TASK TO COMPLETE: Copy each line below in which the string "that" occurs.

DATA SUPPLIED:
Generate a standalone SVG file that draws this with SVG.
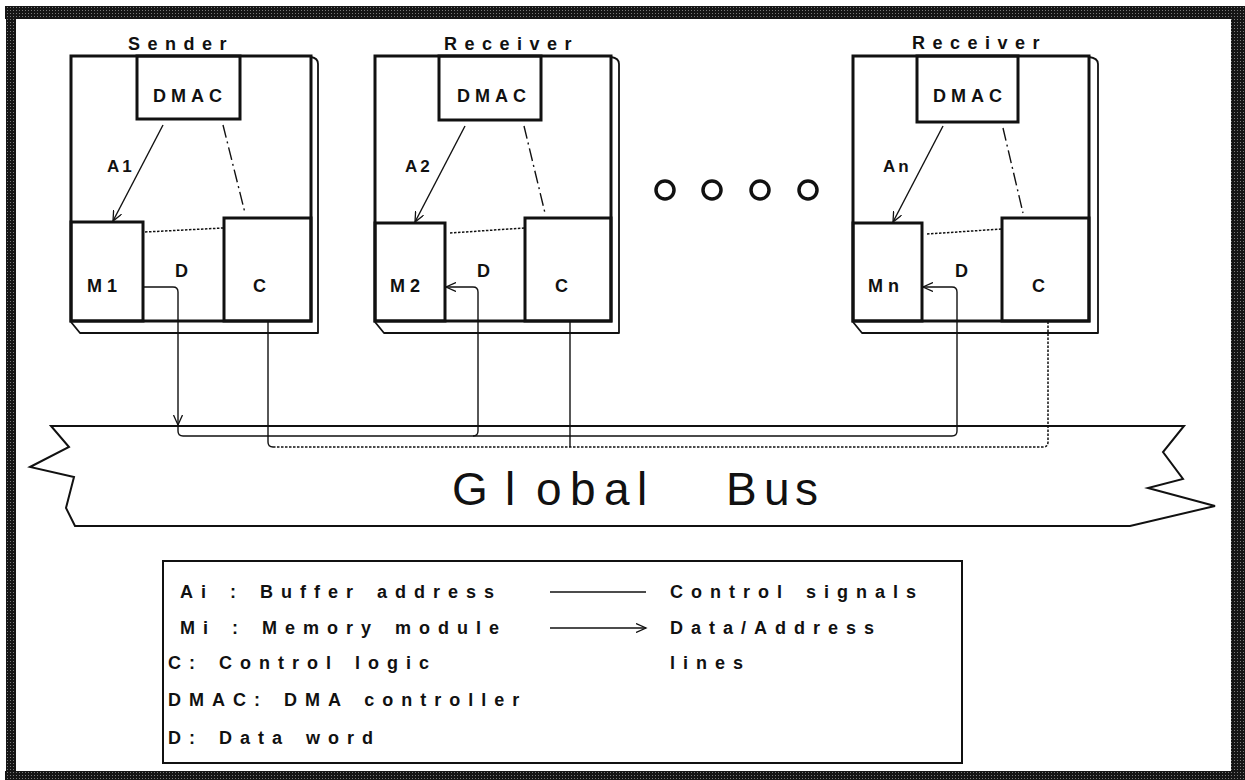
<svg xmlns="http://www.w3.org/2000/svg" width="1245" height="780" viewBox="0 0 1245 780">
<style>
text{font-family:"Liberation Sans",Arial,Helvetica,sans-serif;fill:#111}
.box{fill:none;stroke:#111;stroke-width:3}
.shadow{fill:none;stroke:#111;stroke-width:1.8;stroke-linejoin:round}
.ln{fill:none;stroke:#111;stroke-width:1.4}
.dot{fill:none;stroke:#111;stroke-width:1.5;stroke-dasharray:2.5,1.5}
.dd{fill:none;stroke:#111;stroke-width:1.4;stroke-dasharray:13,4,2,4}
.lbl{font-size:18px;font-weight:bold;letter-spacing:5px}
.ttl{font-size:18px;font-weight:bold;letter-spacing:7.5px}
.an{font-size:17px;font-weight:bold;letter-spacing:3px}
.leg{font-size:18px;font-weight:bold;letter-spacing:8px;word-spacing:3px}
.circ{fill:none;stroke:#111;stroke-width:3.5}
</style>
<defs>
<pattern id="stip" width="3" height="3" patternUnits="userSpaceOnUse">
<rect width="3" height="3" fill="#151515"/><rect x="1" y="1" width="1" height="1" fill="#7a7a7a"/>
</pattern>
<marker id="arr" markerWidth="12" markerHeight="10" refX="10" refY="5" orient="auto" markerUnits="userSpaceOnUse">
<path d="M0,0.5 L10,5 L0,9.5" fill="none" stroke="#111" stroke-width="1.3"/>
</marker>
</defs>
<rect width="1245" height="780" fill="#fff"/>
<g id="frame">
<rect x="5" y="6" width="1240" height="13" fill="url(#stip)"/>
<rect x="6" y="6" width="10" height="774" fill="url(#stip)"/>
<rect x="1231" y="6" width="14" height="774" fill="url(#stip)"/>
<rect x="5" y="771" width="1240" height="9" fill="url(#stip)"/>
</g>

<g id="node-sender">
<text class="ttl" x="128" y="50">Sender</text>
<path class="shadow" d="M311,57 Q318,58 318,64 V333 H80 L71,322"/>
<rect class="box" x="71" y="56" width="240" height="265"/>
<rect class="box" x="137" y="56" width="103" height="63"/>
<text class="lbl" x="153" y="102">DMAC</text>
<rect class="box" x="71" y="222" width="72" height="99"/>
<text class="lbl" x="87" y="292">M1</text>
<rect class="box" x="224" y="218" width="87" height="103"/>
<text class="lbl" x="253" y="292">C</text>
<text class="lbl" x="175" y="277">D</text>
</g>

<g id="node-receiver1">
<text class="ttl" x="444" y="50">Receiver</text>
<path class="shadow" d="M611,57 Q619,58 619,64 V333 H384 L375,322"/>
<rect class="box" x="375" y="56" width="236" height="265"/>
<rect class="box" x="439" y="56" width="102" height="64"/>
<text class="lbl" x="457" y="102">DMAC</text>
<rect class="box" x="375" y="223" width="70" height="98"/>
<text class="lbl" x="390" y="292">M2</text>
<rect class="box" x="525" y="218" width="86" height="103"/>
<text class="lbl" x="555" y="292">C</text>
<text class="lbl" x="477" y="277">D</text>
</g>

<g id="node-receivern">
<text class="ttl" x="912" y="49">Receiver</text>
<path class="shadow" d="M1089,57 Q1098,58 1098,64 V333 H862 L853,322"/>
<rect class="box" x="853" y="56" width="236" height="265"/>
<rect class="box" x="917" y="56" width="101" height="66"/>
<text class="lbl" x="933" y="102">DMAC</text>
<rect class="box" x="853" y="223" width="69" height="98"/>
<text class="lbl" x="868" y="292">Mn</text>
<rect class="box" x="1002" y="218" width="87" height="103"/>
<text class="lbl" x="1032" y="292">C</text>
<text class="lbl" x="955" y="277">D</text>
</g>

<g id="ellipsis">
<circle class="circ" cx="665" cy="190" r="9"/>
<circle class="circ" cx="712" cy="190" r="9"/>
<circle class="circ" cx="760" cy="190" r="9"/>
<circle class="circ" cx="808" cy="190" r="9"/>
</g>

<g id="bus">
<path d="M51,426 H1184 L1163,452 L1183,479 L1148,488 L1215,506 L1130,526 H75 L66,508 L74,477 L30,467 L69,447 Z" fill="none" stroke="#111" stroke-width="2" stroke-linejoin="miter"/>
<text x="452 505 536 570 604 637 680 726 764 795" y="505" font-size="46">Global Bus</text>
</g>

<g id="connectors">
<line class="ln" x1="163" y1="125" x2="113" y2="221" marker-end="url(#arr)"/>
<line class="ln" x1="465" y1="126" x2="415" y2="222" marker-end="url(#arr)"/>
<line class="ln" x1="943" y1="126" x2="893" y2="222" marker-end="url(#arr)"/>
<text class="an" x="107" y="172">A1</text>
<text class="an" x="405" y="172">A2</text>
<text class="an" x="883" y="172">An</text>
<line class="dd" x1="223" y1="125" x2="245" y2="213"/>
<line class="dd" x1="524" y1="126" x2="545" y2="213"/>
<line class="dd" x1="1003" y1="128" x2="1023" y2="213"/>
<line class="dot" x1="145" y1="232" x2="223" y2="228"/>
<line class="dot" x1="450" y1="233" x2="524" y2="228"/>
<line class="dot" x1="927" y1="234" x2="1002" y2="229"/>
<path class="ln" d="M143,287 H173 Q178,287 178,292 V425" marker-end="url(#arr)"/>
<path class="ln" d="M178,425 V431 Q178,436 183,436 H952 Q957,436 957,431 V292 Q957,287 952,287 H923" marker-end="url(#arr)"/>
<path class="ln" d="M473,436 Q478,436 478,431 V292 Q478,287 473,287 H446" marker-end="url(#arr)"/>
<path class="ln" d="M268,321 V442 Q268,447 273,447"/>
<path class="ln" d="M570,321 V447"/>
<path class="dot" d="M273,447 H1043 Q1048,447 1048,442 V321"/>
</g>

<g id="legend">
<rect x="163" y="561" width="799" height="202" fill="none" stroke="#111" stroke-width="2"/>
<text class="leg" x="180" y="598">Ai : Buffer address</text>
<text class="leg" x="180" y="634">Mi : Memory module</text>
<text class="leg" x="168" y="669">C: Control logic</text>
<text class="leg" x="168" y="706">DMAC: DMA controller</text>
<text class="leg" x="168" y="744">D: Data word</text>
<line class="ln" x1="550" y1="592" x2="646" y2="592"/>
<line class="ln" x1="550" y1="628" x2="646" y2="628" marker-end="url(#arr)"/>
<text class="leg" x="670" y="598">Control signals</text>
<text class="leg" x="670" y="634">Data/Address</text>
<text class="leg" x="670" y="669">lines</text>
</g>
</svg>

==

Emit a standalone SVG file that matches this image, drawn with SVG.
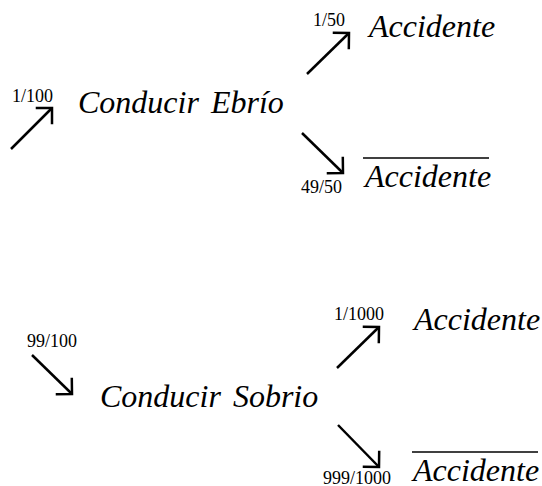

WRITTEN ANSWER:
Generate a standalone SVG file that draws this with SVG.
Emit a standalone SVG file that matches this image, drawn with SVG.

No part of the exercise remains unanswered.